- _TASK BRIEF_:
Provide nothing but the number of lines containing the string "this".

- _STORED ROWS_:
::::

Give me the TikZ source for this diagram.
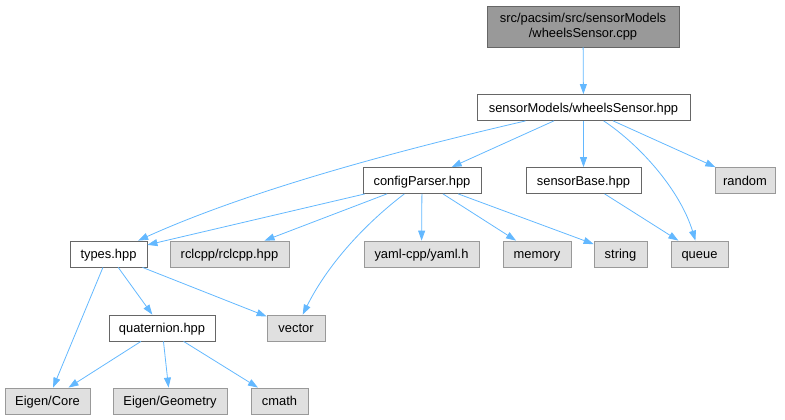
\documentclass[tikz,border=0pt]{standalone}
\usepackage{fontspec}
\setmainfont{Liberation Sans}
\usetikzlibrary{arrows.meta}
\definecolor{edgec}{RGB}{99,184,255}
\definecolor{boxw}{RGB}{102,102,102}
\definecolor{extd}{RGB}{153,153,153}
\definecolor{extf}{RGB}{224,224,224}
\definecolor{topf}{RGB}{153,153,153}
\begin{document}
\begin{tikzpicture}[x=1pt,y=-1pt,
  base/.style={line width=0.8pt, inner sep=0pt,
    font=\fontsize{12.9}{14.5}\selectfont, text=black},
  box/.style={base, draw=boxw, fill=white, minimum height=26pt,
    text height=9.3pt, text depth=0pt},
  ext/.style={box, draw=extd, fill=extf},
  topbox/.style={base, fill=topf, draw=boxw, align=center, minimum height=41pt},
  dep/.style={draw=edgec, line width=0.8pt, -{Triangle[length=10pt,width=7pt]}}]
\useasboundingbox (0,0) rectangle (785,420);

\node[topbox, minimum width=192pt] (cpp) at (583,26.5) {src/pacsim/src/sensorModels\\/wheelsSensor.cpp};
\node[box, minimum width=213pt] (wh) at (583.5,107.5) {sensorModels/wheelsSensor.hpp};
\node[box, minimum width=118pt] (cp) at (422,180.5) {configParser.hpp};
\node[box, minimum width=115pt] (sb) at (583.5,180.5) {sensorBase.hpp};
\node[ext, minimum width=60pt] (rnd) at (745,180.5) {random};
\node[box, minimum width=77pt] (ty) at (108.5,254) {types.hpp};
\node[ext, minimum width=119pt] (rcl) at (229.5,254) {rclcpp/rclcpp.hpp};
\node[ext, minimum width=115pt] (yaml) at (421.5,254) {yaml-cpp/yaml.h};
\node[ext, minimum width=68pt] (mem) at (537,254) {memory};
\node[ext, minimum width=53pt] (str) at (620.5,254) {string};
\node[ext, minimum width=57pt] (qu) at (699.5,254) {queue};
\node[ext, minimum width=58pt] (vec) at (296,328) {vector};
\node[box, minimum width=106pt] (qt) at (162,328) {quaternion.hpp};
\node[ext, minimum width=85pt] (ec) at (47.5,401) {Eigen/Core};
\node[ext, minimum width=114pt] (eg) at (170,401) {Eigen/Geometry};
\node[ext, minimum width=57pt] (cm) at (279.5,401) {cmath};

\draw[dep] (cpp) -- (wh);
\draw[dep] (wh) .. controls (400,150) and (250,190) .. (ty);
\draw[dep] (wh) -- (cp);
\draw[dep] (wh) -- (sb);
\draw[dep] (wh) .. controls (640,145) and (680,190) .. (qu);
\draw[dep] (wh) -- (rnd);
\draw[dep] (cp) -- (ty);
\draw[dep] (cp) -- (rcl);
\draw[dep] (cp) -- (yaml);
\draw[dep] (cp) -- (mem);
\draw[dep] (cp) -- (str);
\draw[dep] (cp) .. controls (370,220) and (330,260) .. (vec);
\draw[dep] (sb) -- (qu);
\draw[dep] (ty) -- (ec);
\draw[dep] (ty) -- (qt);
\draw[dep] (ty) -- (vec);
\draw[dep] (qt) -- (ec);
\draw[dep] (qt) -- (eg);
\draw[dep] (qt) -- (cm);
\end{tikzpicture}
\end{document}
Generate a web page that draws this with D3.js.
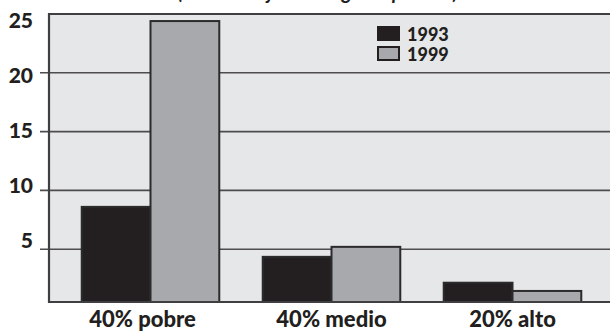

::::

- _EXERCISE RESULT_:
2